_RECORDED INFORMATION:_
......
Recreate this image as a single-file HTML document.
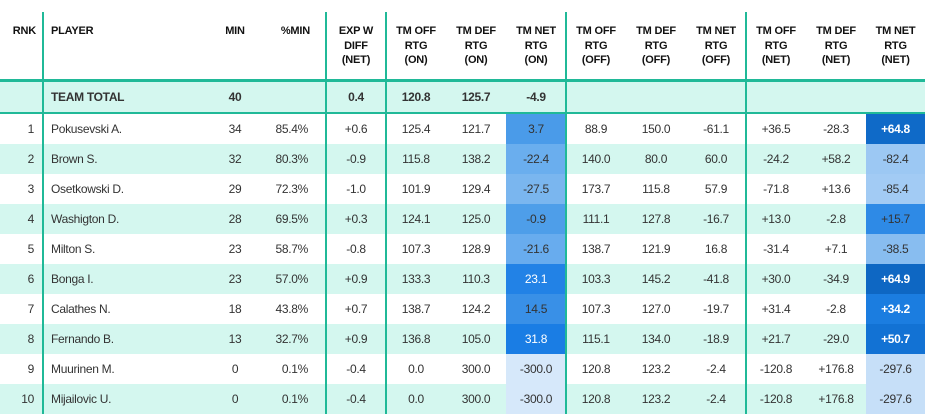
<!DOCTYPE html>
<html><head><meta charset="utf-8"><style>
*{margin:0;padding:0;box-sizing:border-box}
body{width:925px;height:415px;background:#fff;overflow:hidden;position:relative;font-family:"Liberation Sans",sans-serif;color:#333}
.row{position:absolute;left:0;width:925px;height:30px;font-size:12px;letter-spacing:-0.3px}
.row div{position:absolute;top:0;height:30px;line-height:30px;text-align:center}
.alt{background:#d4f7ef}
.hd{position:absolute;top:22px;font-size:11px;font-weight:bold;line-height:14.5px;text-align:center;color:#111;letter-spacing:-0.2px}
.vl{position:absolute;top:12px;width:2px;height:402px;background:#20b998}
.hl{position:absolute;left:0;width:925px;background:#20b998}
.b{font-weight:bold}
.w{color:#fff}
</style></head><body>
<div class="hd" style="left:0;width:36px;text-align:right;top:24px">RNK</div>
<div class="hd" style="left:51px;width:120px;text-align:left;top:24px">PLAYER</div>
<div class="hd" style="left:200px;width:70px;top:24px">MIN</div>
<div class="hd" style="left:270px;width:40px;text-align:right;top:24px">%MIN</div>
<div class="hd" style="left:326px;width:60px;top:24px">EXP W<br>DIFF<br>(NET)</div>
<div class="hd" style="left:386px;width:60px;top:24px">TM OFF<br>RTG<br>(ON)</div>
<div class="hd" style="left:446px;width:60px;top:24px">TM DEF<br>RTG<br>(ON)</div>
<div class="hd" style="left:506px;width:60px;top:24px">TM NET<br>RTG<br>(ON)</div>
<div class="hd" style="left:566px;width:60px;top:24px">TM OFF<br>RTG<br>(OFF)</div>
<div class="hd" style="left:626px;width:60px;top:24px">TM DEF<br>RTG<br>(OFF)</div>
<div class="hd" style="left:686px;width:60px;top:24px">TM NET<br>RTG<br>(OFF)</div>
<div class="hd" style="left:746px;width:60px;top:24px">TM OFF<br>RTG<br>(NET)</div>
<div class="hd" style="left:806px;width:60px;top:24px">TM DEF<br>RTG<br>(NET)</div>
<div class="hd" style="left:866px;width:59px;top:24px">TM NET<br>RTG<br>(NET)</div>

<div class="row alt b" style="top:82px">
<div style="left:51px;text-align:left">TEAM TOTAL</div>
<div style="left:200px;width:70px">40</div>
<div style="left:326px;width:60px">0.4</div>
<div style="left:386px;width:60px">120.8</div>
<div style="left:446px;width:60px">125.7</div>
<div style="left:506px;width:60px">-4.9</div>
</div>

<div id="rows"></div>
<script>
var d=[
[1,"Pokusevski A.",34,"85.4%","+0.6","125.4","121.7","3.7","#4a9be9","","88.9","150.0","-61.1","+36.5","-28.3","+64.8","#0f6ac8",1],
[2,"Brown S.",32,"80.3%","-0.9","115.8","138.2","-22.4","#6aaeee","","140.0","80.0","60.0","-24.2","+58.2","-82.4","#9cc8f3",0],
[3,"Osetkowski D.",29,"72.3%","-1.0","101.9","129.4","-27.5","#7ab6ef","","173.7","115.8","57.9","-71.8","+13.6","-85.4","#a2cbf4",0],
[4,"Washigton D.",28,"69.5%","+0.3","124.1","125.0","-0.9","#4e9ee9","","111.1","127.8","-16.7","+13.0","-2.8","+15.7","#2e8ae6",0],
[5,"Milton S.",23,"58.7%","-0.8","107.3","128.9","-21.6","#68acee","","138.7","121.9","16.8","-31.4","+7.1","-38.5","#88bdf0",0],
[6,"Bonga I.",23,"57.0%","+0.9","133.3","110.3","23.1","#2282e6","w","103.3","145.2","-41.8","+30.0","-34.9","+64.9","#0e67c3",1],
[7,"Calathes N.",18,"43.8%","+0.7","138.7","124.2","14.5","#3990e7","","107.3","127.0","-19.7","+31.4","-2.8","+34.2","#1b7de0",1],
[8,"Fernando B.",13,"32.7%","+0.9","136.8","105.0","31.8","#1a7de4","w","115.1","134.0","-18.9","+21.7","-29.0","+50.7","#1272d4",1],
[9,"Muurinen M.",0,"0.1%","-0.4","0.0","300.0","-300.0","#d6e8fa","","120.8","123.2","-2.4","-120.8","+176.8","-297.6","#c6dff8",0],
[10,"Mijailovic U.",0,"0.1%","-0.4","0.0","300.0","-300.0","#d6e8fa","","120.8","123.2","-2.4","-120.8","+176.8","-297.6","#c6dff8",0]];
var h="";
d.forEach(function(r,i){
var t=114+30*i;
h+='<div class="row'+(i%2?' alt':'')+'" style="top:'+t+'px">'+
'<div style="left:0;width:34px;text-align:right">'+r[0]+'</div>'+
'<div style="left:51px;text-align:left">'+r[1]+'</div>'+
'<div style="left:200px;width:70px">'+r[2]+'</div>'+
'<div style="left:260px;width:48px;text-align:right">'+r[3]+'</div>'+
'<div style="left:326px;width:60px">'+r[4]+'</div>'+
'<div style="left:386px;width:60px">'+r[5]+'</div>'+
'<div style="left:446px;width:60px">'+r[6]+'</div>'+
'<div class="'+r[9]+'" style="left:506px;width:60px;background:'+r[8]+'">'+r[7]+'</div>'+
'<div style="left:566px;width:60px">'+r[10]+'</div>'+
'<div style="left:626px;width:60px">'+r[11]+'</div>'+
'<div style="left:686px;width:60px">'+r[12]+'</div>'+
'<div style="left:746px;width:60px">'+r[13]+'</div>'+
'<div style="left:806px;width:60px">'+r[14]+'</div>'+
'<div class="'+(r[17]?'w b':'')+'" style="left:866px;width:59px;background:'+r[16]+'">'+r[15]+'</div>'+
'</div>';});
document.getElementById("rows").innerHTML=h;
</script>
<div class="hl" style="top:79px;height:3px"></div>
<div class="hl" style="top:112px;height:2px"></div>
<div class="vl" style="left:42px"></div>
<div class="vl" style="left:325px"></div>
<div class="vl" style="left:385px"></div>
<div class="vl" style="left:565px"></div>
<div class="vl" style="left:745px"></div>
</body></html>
......
_PROBLEM STATEMENT:_ Word for word, quote the full listing, omitting every picture.

_THE REPLY:_
Recreate this image as a single-file HTML document.
<!DOCTYPE html>
<html><head><meta charset="utf-8"><style>
*{margin:0;padding:0;box-sizing:border-box}
body{width:925px;height:415px;background:#fff;overflow:hidden;position:relative;font-family:"Liberation Sans",sans-serif;color:#333}
.row{position:absolute;left:0;width:925px;height:30px;font-size:12px;letter-spacing:-0.3px}
.row div{position:absolute;top:0;height:30px;line-height:30px;text-align:center}
.alt{background:#d4f7ef}
.hd{position:absolute;top:22px;font-size:11px;font-weight:bold;line-height:14.5px;text-align:center;color:#111;letter-spacing:-0.2px}
.vl{position:absolute;top:12px;width:2px;height:402px;background:#20b998}
.hl{position:absolute;left:0;width:925px;background:#20b998}
.b{font-weight:bold}
.w{color:#fff}
</style></head><body>
<div class="hd" style="left:0;width:36px;text-align:right;top:24px">RNK</div>
<div class="hd" style="left:51px;width:120px;text-align:left;top:24px">PLAYER</div>
<div class="hd" style="left:200px;width:70px;top:24px">MIN</div>
<div class="hd" style="left:270px;width:40px;text-align:right;top:24px">%MIN</div>
<div class="hd" style="left:326px;width:60px;top:24px">EXP W<br>DIFF<br>(NET)</div>
<div class="hd" style="left:386px;width:60px;top:24px">TM OFF<br>RTG<br>(ON)</div>
<div class="hd" style="left:446px;width:60px;top:24px">TM DEF<br>RTG<br>(ON)</div>
<div class="hd" style="left:506px;width:60px;top:24px">TM NET<br>RTG<br>(ON)</div>
<div class="hd" style="left:566px;width:60px;top:24px">TM OFF<br>RTG<br>(OFF)</div>
<div class="hd" style="left:626px;width:60px;top:24px">TM DEF<br>RTG<br>(OFF)</div>
<div class="hd" style="left:686px;width:60px;top:24px">TM NET<br>RTG<br>(OFF)</div>
<div class="hd" style="left:746px;width:60px;top:24px">TM OFF<br>RTG<br>(NET)</div>
<div class="hd" style="left:806px;width:60px;top:24px">TM DEF<br>RTG<br>(NET)</div>
<div class="hd" style="left:866px;width:59px;top:24px">TM NET<br>RTG<br>(NET)</div>

<div class="row alt b" style="top:82px">
<div style="left:51px;text-align:left">TEAM TOTAL</div>
<div style="left:200px;width:70px">40</div>
<div style="left:326px;width:60px">0.4</div>
<div style="left:386px;width:60px">120.8</div>
<div style="left:446px;width:60px">125.7</div>
<div style="left:506px;width:60px">-4.9</div>
</div>

<div id="rows"></div>
<script>
var d=[
[1,"Pokusevski A.",34,"85.4%","+0.6","125.4","121.7","3.7","#4a9be9","","88.9","150.0","-61.1","+36.5","-28.3","+64.8","#0f6ac8",1],
[2,"Brown S.",32,"80.3%","-0.9","115.8","138.2","-22.4","#6aaeee","","140.0","80.0","60.0","-24.2","+58.2","-82.4","#9cc8f3",0],
[3,"Osetkowski D.",29,"72.3%","-1.0","101.9","129.4","-27.5","#7ab6ef","","173.7","115.8","57.9","-71.8","+13.6","-85.4","#a2cbf4",0],
[4,"Washigton D.",28,"69.5%","+0.3","124.1","125.0","-0.9","#4e9ee9","","111.1","127.8","-16.7","+13.0","-2.8","+15.7","#2e8ae6",0],
[5,"Milton S.",23,"58.7%","-0.8","107.3","128.9","-21.6","#68acee","","138.7","121.9","16.8","-31.4","+7.1","-38.5","#88bdf0",0],
[6,"Bonga I.",23,"57.0%","+0.9","133.3","110.3","23.1","#2282e6","w","103.3","145.2","-41.8","+30.0","-34.9","+64.9","#0e67c3",1],
[7,"Calathes N.",18,"43.8%","+0.7","138.7","124.2","14.5","#3990e7","","107.3","127.0","-19.7","+31.4","-2.8","+34.2","#1b7de0",1],
[8,"Fernando B.",13,"32.7%","+0.9","136.8","105.0","31.8","#1a7de4","w","115.1","134.0","-18.9","+21.7","-29.0","+50.7","#1272d4",1],
[9,"Muurinen M.",0,"0.1%","-0.4","0.0","300.0","-300.0","#d6e8fa","","120.8","123.2","-2.4","-120.8","+176.8","-297.6","#c6dff8",0],
[10,"Mijailovic U.",0,"0.1%","-0.4","0.0","300.0","-300.0","#d6e8fa","","120.8","123.2","-2.4","-120.8","+176.8","-297.6","#c6dff8",0]];
var h="";
d.forEach(function(r,i){
var t=114+30*i;
h+='<div class="row'+(i%2?' alt':'')+'" style="top:'+t+'px">'+
'<div style="left:0;width:34px;text-align:right">'+r[0]+'</div>'+
'<div style="left:51px;text-align:left">'+r[1]+'</div>'+
'<div style="left:200px;width:70px">'+r[2]+'</div>'+
'<div style="left:260px;width:48px;text-align:right">'+r[3]+'</div>'+
'<div style="left:326px;width:60px">'+r[4]+'</div>'+
'<div style="left:386px;width:60px">'+r[5]+'</div>'+
'<div style="left:446px;width:60px">'+r[6]+'</div>'+
'<div class="'+r[9]+'" style="left:506px;width:60px;background:'+r[8]+'">'+r[7]+'</div>'+
'<div style="left:566px;width:60px">'+r[10]+'</div>'+
'<div style="left:626px;width:60px">'+r[11]+'</div>'+
'<div style="left:686px;width:60px">'+r[12]+'</div>'+
'<div style="left:746px;width:60px">'+r[13]+'</div>'+
'<div style="left:806px;width:60px">'+r[14]+'</div>'+
'<div class="'+(r[17]?'w b':'')+'" style="left:866px;width:59px;background:'+r[16]+'">'+r[15]+'</div>'+
'</div>';});
document.getElementById("rows").innerHTML=h;
</script>
<div class="hl" style="top:79px;height:3px"></div>
<div class="hl" style="top:112px;height:2px"></div>
<div class="vl" style="left:42px"></div>
<div class="vl" style="left:325px"></div>
<div class="vl" style="left:385px"></div>
<div class="vl" style="left:565px"></div>
<div class="vl" style="left:745px"></div>
</body></html>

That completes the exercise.